◆ DATA SHOWN ◆
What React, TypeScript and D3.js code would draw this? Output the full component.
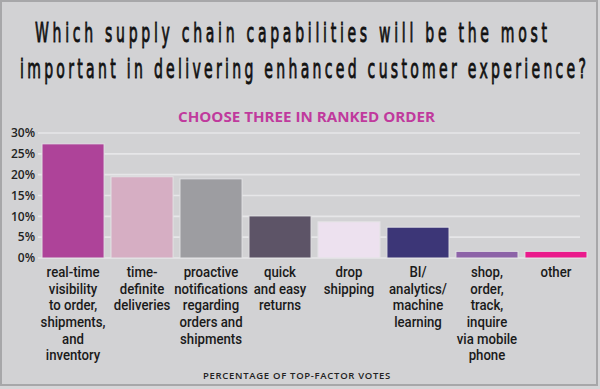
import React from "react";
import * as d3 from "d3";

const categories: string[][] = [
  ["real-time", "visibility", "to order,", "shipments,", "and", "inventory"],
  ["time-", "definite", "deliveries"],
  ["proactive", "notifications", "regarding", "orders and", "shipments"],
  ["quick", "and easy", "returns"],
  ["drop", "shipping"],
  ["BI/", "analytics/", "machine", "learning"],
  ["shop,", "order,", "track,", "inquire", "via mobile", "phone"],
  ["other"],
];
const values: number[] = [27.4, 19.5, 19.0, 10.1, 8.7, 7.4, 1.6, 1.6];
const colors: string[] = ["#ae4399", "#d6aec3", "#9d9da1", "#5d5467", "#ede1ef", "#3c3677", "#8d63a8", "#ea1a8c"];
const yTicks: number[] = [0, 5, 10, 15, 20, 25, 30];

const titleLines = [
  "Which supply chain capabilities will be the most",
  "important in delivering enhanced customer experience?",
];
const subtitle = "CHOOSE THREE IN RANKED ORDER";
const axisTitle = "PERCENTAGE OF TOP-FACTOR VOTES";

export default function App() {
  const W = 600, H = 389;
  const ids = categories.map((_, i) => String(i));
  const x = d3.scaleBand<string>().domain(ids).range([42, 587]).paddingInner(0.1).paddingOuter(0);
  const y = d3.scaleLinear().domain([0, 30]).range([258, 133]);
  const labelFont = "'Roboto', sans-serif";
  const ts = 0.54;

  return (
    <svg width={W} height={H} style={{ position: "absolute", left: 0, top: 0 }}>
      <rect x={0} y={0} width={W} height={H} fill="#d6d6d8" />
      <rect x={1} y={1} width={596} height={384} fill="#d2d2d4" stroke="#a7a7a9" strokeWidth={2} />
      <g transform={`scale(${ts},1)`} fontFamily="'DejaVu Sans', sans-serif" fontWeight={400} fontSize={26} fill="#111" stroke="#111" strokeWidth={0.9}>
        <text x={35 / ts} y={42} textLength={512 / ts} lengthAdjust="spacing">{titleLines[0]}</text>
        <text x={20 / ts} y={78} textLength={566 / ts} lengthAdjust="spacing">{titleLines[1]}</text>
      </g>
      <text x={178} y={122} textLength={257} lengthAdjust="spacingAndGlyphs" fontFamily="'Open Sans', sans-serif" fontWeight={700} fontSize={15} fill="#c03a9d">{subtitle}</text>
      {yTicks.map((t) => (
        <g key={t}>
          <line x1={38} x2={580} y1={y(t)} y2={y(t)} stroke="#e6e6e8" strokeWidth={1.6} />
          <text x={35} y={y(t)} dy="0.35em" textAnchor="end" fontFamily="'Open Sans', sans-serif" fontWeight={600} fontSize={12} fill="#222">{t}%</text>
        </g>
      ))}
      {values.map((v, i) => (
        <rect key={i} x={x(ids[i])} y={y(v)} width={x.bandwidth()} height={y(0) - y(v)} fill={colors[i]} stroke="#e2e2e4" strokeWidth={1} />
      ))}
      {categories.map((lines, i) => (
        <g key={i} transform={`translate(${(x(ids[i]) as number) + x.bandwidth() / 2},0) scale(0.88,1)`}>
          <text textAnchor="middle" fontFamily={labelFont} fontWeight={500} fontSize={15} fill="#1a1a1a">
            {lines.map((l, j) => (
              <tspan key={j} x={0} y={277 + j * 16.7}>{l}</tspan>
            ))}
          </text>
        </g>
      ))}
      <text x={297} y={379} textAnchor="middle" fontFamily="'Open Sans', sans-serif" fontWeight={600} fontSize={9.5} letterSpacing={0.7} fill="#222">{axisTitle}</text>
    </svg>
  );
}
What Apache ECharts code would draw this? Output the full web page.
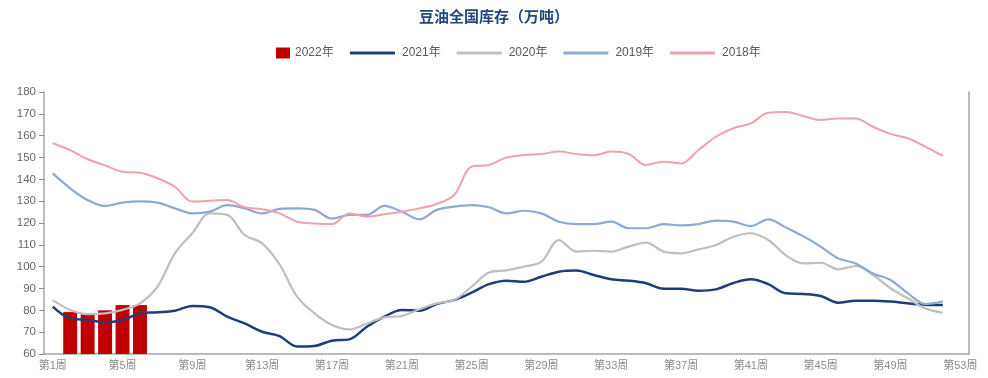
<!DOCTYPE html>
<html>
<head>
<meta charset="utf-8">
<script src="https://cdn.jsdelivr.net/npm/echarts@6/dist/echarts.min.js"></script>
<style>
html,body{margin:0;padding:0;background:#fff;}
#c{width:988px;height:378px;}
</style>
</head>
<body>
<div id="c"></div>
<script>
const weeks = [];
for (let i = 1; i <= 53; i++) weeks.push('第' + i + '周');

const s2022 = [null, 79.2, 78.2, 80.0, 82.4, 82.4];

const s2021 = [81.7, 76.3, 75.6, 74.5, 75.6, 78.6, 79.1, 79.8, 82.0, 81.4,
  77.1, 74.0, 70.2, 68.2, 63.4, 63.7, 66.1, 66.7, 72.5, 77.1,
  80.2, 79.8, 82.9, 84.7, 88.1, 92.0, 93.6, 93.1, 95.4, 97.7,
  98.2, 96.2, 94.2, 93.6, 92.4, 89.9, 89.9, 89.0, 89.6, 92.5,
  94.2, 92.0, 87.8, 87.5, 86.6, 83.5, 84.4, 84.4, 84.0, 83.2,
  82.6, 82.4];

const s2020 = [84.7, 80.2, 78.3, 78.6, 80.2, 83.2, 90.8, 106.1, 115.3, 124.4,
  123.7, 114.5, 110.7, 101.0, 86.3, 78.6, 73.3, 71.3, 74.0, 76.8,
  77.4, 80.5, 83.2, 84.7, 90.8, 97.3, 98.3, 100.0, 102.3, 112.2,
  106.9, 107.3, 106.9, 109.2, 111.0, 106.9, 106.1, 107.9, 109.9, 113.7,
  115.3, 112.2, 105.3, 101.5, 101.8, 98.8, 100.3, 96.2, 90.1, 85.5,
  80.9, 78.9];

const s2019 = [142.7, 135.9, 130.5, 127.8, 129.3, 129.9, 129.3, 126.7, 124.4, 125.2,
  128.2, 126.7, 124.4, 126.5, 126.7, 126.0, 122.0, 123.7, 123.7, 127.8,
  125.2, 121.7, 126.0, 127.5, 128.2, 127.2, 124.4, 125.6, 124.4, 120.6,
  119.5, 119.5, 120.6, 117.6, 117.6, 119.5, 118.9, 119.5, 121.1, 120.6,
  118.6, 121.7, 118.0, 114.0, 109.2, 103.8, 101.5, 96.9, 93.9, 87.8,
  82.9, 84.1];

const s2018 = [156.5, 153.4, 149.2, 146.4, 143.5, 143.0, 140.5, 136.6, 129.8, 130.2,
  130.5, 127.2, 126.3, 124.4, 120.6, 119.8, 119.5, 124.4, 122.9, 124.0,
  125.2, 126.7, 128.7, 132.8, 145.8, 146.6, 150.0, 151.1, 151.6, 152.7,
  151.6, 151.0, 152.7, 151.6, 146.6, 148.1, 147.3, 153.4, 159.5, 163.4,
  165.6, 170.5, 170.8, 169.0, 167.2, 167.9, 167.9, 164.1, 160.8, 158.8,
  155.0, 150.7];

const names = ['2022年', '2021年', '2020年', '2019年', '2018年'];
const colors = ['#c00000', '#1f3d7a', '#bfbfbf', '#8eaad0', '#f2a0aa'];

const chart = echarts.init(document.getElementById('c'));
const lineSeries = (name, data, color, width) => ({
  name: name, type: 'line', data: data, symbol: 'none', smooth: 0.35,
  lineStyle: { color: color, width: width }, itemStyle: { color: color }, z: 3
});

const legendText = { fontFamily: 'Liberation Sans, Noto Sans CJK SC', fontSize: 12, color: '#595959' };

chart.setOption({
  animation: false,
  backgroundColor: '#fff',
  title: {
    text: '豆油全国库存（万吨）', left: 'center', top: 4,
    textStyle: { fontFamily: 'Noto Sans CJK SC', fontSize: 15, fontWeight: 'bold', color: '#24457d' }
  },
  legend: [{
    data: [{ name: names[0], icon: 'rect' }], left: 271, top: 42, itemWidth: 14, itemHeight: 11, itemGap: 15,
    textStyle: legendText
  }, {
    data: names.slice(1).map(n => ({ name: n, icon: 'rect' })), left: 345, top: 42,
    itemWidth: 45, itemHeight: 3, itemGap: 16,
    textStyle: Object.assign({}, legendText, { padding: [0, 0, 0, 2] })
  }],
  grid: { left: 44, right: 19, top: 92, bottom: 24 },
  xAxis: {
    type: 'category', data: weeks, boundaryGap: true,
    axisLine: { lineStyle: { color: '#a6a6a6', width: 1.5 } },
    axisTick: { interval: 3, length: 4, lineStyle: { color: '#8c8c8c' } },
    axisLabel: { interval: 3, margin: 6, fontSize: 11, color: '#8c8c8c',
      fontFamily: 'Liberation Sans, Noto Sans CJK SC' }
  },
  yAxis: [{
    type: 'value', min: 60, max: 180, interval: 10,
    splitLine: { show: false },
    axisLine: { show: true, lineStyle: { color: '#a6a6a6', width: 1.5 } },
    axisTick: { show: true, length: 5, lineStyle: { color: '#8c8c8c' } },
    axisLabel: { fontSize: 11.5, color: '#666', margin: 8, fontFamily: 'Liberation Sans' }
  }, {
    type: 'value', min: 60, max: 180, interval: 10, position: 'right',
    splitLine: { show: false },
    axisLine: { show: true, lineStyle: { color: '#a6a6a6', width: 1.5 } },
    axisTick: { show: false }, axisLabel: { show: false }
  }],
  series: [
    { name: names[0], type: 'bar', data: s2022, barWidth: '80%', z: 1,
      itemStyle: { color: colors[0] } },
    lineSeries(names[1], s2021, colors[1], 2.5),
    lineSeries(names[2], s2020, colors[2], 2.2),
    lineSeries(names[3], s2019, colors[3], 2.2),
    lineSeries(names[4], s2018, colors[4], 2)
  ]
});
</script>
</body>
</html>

◆ PROBLEM DETAILS ◆
Your first line is the one with "What Apache ECharts", and your last is the one with "82.9, 84.1];". Copy those and every line between them exactly, without any pictures.

◆ RESULT ◆
What Apache ECharts code would draw this? Output the full web page.
<!DOCTYPE html>
<html>
<head>
<meta charset="utf-8">
<script src="https://cdn.jsdelivr.net/npm/echarts@6/dist/echarts.min.js"></script>
<style>
html,body{margin:0;padding:0;background:#fff;}
#c{width:988px;height:378px;}
</style>
</head>
<body>
<div id="c"></div>
<script>
const weeks = [];
for (let i = 1; i <= 53; i++) weeks.push('第' + i + '周');

const s2022 = [null, 79.2, 78.2, 80.0, 82.4, 82.4];

const s2021 = [81.7, 76.3, 75.6, 74.5, 75.6, 78.6, 79.1, 79.8, 82.0, 81.4,
  77.1, 74.0, 70.2, 68.2, 63.4, 63.7, 66.1, 66.7, 72.5, 77.1,
  80.2, 79.8, 82.9, 84.7, 88.1, 92.0, 93.6, 93.1, 95.4, 97.7,
  98.2, 96.2, 94.2, 93.6, 92.4, 89.9, 89.9, 89.0, 89.6, 92.5,
  94.2, 92.0, 87.8, 87.5, 86.6, 83.5, 84.4, 84.4, 84.0, 83.2,
  82.6, 82.4];

const s2020 = [84.7, 80.2, 78.3, 78.6, 80.2, 83.2, 90.8, 106.1, 115.3, 124.4,
  123.7, 114.5, 110.7, 101.0, 86.3, 78.6, 73.3, 71.3, 74.0, 76.8,
  77.4, 80.5, 83.2, 84.7, 90.8, 97.3, 98.3, 100.0, 102.3, 112.2,
  106.9, 107.3, 106.9, 109.2, 111.0, 106.9, 106.1, 107.9, 109.9, 113.7,
  115.3, 112.2, 105.3, 101.5, 101.8, 98.8, 100.3, 96.2, 90.1, 85.5,
  80.9, 78.9];

const s2019 = [142.7, 135.9, 130.5, 127.8, 129.3, 129.9, 129.3, 126.7, 124.4, 125.2,
  128.2, 126.7, 124.4, 126.5, 126.7, 126.0, 122.0, 123.7, 123.7, 127.8,
  125.2, 121.7, 126.0, 127.5, 128.2, 127.2, 124.4, 125.6, 124.4, 120.6,
  119.5, 119.5, 120.6, 117.6, 117.6, 119.5, 118.9, 119.5, 121.1, 120.6,
  118.6, 121.7, 118.0, 114.0, 109.2, 103.8, 101.5, 96.9, 93.9, 87.8,
  82.9, 84.1];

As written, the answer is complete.